■ **To do**: Repeat the whole listing below, word for word.

■ **Given data**:
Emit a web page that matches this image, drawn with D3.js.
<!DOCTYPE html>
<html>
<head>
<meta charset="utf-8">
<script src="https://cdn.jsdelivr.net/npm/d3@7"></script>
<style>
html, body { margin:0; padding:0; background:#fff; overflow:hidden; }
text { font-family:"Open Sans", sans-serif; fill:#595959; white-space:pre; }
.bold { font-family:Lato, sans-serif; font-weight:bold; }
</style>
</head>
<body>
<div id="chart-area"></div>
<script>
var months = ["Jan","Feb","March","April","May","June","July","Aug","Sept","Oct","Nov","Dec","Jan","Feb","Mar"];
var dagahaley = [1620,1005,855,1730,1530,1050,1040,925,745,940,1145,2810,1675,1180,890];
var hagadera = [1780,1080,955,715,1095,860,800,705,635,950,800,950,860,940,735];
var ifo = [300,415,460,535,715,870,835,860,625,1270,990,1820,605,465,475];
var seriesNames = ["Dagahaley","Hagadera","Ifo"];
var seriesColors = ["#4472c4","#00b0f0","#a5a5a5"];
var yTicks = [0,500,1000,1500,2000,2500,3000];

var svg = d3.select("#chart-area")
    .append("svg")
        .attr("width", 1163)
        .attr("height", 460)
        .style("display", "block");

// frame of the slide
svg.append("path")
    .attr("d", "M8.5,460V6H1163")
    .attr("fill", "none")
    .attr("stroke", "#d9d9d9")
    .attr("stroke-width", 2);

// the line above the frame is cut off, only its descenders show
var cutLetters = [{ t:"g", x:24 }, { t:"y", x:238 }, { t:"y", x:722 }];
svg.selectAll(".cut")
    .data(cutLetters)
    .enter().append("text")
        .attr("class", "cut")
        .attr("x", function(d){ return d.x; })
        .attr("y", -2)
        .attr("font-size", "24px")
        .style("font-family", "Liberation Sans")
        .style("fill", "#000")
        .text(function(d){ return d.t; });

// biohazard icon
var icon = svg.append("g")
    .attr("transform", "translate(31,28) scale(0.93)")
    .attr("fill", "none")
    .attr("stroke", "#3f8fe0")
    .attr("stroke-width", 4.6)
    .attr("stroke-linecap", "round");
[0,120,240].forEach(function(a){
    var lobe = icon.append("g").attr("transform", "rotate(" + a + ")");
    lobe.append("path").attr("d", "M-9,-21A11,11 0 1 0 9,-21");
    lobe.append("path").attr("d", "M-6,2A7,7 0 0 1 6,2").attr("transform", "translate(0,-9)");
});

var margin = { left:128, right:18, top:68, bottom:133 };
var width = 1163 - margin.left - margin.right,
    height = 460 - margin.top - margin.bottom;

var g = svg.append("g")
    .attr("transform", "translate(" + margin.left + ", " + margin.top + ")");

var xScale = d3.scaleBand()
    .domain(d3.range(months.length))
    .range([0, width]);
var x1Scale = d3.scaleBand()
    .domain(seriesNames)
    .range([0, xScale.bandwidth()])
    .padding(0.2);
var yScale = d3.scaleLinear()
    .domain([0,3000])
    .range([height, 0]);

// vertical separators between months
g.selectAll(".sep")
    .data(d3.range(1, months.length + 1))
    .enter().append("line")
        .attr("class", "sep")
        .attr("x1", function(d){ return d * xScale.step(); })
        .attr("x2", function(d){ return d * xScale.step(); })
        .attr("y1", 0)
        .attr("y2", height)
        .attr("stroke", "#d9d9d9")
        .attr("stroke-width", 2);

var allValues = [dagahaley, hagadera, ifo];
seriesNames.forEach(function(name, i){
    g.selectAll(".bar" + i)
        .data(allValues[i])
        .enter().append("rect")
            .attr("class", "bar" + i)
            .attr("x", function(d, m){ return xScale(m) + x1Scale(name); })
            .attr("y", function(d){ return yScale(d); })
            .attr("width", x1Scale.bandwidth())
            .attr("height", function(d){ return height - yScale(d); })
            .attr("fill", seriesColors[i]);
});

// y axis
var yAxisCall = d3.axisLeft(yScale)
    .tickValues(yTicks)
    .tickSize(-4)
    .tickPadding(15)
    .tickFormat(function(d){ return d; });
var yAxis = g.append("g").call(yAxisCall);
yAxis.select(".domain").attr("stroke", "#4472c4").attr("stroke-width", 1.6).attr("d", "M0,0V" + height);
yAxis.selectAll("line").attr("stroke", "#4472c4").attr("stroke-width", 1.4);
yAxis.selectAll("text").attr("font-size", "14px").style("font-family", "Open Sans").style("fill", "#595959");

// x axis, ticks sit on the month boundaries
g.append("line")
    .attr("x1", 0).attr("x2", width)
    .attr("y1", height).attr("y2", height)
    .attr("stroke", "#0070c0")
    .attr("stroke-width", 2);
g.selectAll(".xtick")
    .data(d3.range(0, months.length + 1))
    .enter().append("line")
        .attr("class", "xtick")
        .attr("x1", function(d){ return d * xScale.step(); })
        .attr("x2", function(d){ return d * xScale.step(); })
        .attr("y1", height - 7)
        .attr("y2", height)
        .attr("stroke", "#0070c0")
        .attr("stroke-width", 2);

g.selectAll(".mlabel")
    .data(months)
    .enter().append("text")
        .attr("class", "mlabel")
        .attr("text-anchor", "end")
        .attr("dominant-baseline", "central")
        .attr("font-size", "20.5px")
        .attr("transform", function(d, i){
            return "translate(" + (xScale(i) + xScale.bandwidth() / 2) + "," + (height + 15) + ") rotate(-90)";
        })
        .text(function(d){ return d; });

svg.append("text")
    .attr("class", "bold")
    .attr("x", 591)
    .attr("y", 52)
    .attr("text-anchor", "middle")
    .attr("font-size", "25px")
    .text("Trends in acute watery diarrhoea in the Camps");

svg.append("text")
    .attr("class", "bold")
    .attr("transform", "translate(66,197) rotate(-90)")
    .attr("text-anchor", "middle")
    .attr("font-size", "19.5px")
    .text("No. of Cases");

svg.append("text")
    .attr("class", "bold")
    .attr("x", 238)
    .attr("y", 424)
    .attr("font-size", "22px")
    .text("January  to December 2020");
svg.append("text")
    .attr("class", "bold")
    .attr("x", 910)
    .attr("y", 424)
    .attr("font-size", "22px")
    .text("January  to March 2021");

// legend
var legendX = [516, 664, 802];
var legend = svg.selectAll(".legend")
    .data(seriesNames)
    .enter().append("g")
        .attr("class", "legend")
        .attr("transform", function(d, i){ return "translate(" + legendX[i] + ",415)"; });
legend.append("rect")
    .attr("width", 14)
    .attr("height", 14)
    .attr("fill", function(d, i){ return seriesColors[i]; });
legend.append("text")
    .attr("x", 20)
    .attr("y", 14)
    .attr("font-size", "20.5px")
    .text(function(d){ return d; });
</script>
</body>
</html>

■ **Written response**:
Emit a web page that matches this image, drawn with D3.js.
<!DOCTYPE html>
<html>
<head>
<meta charset="utf-8">
<script src="https://cdn.jsdelivr.net/npm/d3@7"></script>
<style>
html, body { margin:0; padding:0; background:#fff; overflow:hidden; }
text { font-family:"Open Sans", sans-serif; fill:#595959; white-space:pre; }
.bold { font-family:Lato, sans-serif; font-weight:bold; }
</style>
</head>
<body>
<div id="chart-area"></div>
<script>
var months = ["Jan","Feb","March","April","May","June","July","Aug","Sept","Oct","Nov","Dec","Jan","Feb","Mar"];
var dagahaley = [1620,1005,855,1730,1530,1050,1040,925,745,940,1145,2810,1675,1180,890];
var hagadera = [1780,1080,955,715,1095,860,800,705,635,950,800,950,860,940,735];
var ifo = [300,415,460,535,715,870,835,860,625,1270,990,1820,605,465,475];
var seriesNames = ["Dagahaley","Hagadera","Ifo"];
var seriesColors = ["#4472c4","#00b0f0","#a5a5a5"];
var yTicks = [0,500,1000,1500,2000,2500,3000];

var svg = d3.select("#chart-area")
    .append("svg")
        .attr("width", 1163)
        .attr("height", 460)
        .style("display", "block");

// frame of the slide
svg.append("path")
    .attr("d", "M8.5,460V6H1163")
    .attr("fill", "none")
    .attr("stroke", "#d9d9d9")
    .attr("stroke-width", 2);

// the line above the frame is cut off, only its descenders show
var cutLetters = [{ t:"g", x:24 }, { t:"y", x:238 }, { t:"y", x:722 }];
svg.selectAll(".cut")
    .data(cutLetters)
    .enter().append("text")
        .attr("class", "cut")
        .attr("x", function(d){ return d.x; })
        .attr("y", -2)
        .attr("font-size", "24px")
        .style("font-family", "Liberation Sans")
        .style("fill", "#000")
        .text(function(d){ return d.t; });

// biohazard icon
var icon = svg.append("g")
    .attr("transform", "translate(31,28) scale(0.93)")
    .attr("fill", "none")
    .attr("stroke", "#3f8fe0")
    .attr("stroke-width", 4.6)
    .attr("stroke-linecap", "round");
[0,120,240].forEach(function(a){
    var lobe = icon.append("g").attr("transform", "rotate(" + a + ")");
    lobe.append("path").attr("d", "M-9,-21A11,11 0 1 0 9,-21");
    lobe.append("path").attr("d", "M-6,2A7,7 0 0 1 6,2").attr("transform", "translate(0,-9)");
});

var margin = { left:128, right:18, top:68, bottom:133 };
var width = 1163 - margin.left - margin.right,
    height = 460 - margin.top - margin.bottom;

var g = svg.append("g")
    .attr("transform", "translate(" + margin.left + ", " + margin.top + ")");

var xScale = d3.scaleBand()
    .domain(d3.range(months.length))
    .range([0, width]);
var x1Scale = d3.scaleBand()
    .domain(seriesNames)
    .range([0, xScale.bandwidth()])
    .padding(0.2);
var yScale = d3.scaleLinear()
    .domain([0,3000])
    .range([height, 0]);

// vertical separators between months
g.selectAll(".sep")
    .data(d3.range(1, months.length + 1))
    .enter().append("line")
        .attr("class", "sep")
        .attr("x1", function(d){ return d * xScale.step(); })
        .attr("x2", function(d){ return d * xScale.step(); })
        .attr("y1", 0)
        .attr("y2", height)
        .attr("stroke", "#d9d9d9")
        .attr("stroke-width", 2);

var allValues = [dagahaley, hagadera, ifo];
seriesNames.forEach(function(name, i){
    g.selectAll(".bar" + i)
        .data(allValues[i])
        .enter().append("rect")
            .attr("class", "bar" + i)
            .attr("x", function(d, m){ return xScale(m) + x1Scale(name); })
            .attr("y", function(d){ return yScale(d); })
            .attr("width", x1Scale.bandwidth())
            .attr("height", function(d){ return height - yScale(d); })
            .attr("fill", seriesColors[i]);
});

// y axis
var yAxisCall = d3.axisLeft(yScale)
    .tickValues(yTicks)
    .tickSize(-4)
    .tickPadding(15)
    .tickFormat(function(d){ return d; });
var yAxis = g.append("g").call(yAxisCall);
yAxis.select(".domain").attr("stroke", "#4472c4").attr("stroke-width", 1.6).attr("d", "M0,0V" + height);
yAxis.selectAll("line").attr("stroke", "#4472c4").attr("stroke-width", 1.4);
yAxis.selectAll("text").attr("font-size", "14px").style("font-family", "Open Sans").style("fill", "#595959");

// x axis, ticks sit on the month boundaries
g.append("line")
    .attr("x1", 0).attr("x2", width)
    .attr("y1", height).attr("y2", height)
    .attr("stroke", "#0070c0")
    .attr("stroke-width", 2);
g.selectAll(".xtick")
    .data(d3.range(0, months.length + 1))
    .enter().append("line")
        .attr("class", "xtick")
        .attr("x1", function(d){ return d * xScale.step(); })
        .attr("x2", function(d){ return d * xScale.step(); })
        .attr("y1", height - 7)
        .attr("y2", height)
        .attr("stroke", "#0070c0")
        .attr("stroke-width", 2);

g.selectAll(".mlabel")
    .data(months)
    .enter().append("text")
        .attr("class", "mlabel")
        .attr("text-anchor", "end")
        .attr("dominant-baseline", "central")
        .attr("font-size", "20.5px")
        .attr("transform", function(d, i){
            return "translate(" + (xScale(i) + xScale.bandwidth() / 2) + "," + (height + 15) + ") rotate(-90)";
        })
        .text(function(d){ return d; });

svg.append("text")
    .attr("class", "bold")
    .attr("x", 591)
    .attr("y", 52)
    .attr("text-anchor", "middle")
    .attr("font-size", "25px")
    .text("Trends in acute watery diarrhoea in the Camps");

svg.append("text")
    .attr("class", "bold")
    .attr("transform", "translate(66,197) rotate(-90)")
    .attr("text-anchor", "middle")
    .attr("font-size", "19.5px")
    .text("No. of Cases");

svg.append("text")
    .attr("class", "bold")
    .attr("x", 238)
    .attr("y", 424)
    .attr("font-size", "22px")
    .text("January  to December 2020");
svg.append("text")
    .attr("class", "bold")
    .attr("x", 910)
    .attr("y", 424)
    .attr("font-size", "22px")
    .text("January  to March 2021");

// legend
var legendX = [516, 664, 802];
var legend = svg.selectAll(".legend")
    .data(seriesNames)
    .enter().append("g")
        .attr("class", "legend")
        .attr("transform", function(d, i){ return "translate(" + legendX[i] + ",415)"; });
legend.append("rect")
    .attr("width", 14)
    .attr("height", 14)
    .attr("fill", function(d, i){ return seriesColors[i]; });
legend.append("text")
    .attr("x", 20)
    .attr("y", 14)
    .attr("font-size", "20.5px")
    .text(function(d){ return d; });
</script>
</body>
</html>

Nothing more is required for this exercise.